(AIM OF THE EXERCISE)
Go through the entries below and pick out every line with "this".

(DATA FOR THE TASK)
============

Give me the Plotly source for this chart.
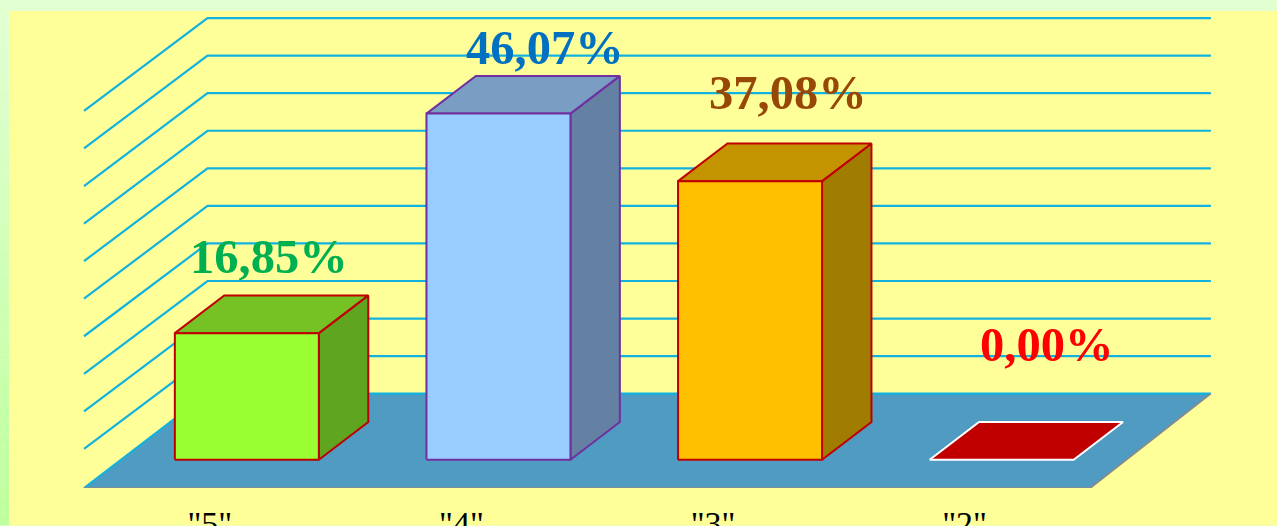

============

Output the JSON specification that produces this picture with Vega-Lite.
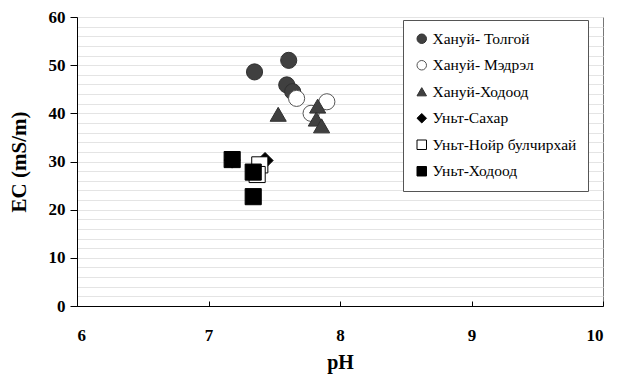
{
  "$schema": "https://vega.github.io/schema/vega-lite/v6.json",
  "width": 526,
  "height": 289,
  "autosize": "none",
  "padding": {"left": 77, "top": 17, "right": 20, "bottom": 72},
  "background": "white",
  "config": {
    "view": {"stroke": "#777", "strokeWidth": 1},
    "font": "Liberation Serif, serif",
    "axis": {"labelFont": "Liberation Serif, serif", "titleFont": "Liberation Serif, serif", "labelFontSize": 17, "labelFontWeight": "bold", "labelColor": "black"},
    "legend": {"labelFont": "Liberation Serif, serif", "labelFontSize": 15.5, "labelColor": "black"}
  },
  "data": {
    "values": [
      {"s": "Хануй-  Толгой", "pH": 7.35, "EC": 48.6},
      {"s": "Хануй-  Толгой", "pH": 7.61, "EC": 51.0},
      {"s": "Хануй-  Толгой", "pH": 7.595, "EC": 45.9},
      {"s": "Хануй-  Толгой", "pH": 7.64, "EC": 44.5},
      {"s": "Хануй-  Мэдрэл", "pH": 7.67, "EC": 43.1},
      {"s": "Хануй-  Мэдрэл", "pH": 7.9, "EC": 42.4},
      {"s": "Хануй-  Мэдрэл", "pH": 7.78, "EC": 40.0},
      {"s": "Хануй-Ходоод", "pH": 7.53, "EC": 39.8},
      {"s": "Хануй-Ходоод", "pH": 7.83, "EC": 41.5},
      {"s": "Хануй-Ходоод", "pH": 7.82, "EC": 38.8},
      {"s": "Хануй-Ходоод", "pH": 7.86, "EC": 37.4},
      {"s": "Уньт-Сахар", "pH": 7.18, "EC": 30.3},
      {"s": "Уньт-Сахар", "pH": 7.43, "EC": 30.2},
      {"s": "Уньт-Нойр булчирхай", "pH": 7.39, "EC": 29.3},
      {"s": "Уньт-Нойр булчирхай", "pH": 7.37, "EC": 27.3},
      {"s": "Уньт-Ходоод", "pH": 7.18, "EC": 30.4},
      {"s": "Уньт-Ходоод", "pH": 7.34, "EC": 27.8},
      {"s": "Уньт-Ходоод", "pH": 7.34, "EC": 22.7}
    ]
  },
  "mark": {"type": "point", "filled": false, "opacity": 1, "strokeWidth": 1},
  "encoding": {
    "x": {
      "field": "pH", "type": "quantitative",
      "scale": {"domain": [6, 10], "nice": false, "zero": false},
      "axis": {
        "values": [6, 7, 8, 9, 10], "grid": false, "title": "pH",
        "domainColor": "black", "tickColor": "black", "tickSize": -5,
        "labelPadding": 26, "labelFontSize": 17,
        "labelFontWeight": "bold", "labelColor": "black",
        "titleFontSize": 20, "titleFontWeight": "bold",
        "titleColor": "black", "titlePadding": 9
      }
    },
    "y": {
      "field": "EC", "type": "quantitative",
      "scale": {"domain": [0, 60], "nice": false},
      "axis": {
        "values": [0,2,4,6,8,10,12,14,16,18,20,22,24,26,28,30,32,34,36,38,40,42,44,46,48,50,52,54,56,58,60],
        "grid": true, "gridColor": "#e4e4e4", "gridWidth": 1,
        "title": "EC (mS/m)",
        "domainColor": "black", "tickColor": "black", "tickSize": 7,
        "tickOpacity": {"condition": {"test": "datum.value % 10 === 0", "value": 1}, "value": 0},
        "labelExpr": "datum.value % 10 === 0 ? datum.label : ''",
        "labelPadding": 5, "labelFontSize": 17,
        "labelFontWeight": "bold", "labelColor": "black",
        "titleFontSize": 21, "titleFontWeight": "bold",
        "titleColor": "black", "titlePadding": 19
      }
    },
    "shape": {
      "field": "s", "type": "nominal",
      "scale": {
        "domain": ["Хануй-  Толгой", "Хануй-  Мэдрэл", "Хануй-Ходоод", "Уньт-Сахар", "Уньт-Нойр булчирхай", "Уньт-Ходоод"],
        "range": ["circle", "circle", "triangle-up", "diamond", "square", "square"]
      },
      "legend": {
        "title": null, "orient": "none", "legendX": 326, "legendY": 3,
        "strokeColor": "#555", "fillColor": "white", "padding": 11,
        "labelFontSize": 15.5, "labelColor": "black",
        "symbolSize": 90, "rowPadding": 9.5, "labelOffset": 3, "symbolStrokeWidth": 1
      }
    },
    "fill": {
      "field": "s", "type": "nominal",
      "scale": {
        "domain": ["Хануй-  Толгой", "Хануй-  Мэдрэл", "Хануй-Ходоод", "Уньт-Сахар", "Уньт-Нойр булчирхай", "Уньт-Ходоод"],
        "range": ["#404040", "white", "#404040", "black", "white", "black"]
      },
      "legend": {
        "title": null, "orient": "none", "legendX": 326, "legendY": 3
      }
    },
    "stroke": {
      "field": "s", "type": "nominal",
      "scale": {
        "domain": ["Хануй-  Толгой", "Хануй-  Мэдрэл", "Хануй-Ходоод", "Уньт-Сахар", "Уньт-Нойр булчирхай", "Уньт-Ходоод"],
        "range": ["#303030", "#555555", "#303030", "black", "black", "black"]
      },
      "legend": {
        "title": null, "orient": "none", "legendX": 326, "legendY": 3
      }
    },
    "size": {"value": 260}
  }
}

============

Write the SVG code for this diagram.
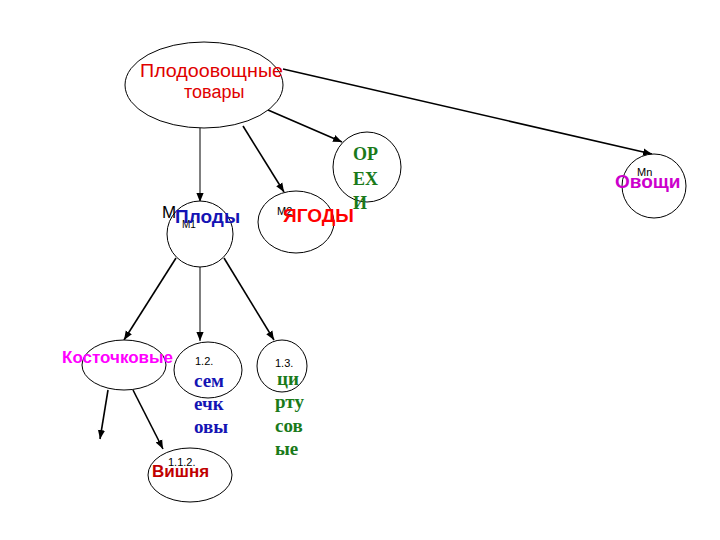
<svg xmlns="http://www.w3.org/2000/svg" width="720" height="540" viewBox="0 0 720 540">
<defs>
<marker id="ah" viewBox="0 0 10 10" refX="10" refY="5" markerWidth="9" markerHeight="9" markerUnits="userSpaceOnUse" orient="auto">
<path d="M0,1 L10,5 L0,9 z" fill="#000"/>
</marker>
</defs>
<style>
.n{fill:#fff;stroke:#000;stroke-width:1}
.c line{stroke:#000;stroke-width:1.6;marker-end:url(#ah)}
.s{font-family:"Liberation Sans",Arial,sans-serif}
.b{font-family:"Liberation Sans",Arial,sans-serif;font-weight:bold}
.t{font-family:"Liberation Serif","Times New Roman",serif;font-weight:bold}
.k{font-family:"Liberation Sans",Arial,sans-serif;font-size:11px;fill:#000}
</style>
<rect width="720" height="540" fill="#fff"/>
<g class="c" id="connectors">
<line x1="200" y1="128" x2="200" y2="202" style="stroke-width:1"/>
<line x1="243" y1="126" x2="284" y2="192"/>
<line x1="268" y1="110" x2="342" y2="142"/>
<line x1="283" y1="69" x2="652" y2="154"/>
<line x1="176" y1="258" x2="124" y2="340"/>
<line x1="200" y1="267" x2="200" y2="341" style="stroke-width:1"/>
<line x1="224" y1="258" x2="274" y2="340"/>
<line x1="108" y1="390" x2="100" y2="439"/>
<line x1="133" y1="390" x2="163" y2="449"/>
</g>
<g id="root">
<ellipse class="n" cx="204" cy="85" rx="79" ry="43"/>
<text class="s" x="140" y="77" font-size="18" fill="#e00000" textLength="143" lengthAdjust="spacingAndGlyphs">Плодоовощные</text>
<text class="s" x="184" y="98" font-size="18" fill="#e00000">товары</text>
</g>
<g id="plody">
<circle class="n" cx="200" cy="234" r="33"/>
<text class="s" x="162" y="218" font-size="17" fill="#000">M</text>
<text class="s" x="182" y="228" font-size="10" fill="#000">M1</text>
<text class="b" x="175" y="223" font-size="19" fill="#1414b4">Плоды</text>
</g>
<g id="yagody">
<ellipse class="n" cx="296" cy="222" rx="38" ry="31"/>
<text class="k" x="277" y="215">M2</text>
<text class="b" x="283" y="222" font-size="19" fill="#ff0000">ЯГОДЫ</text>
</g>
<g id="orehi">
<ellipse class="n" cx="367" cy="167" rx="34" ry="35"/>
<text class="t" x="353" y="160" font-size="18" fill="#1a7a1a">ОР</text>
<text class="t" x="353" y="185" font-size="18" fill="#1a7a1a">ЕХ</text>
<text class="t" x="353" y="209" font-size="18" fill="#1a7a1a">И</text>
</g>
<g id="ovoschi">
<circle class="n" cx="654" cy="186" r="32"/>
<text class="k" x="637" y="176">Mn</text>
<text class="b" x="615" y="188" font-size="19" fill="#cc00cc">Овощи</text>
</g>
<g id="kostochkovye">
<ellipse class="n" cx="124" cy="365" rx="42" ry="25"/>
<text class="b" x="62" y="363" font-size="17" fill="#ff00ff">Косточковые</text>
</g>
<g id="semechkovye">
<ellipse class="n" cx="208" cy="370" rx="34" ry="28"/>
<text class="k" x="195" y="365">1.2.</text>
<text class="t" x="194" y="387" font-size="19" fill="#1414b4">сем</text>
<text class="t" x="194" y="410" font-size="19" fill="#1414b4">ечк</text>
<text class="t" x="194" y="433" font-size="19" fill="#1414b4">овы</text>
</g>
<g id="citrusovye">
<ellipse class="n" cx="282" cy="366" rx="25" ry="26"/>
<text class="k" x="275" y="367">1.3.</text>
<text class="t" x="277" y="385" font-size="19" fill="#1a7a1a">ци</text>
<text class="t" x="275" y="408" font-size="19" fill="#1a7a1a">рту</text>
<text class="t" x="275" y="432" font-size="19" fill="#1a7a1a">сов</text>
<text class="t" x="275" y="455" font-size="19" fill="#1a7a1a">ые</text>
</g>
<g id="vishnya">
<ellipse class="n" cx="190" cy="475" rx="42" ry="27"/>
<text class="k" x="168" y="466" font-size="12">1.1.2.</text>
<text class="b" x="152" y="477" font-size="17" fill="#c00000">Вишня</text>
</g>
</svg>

============

(EXPECTED ANSWER)
Give me the Plotly source for this chart.
Output the JSON specification that produces this picture with Vega-Lite.
Write the SVG code for this diagram.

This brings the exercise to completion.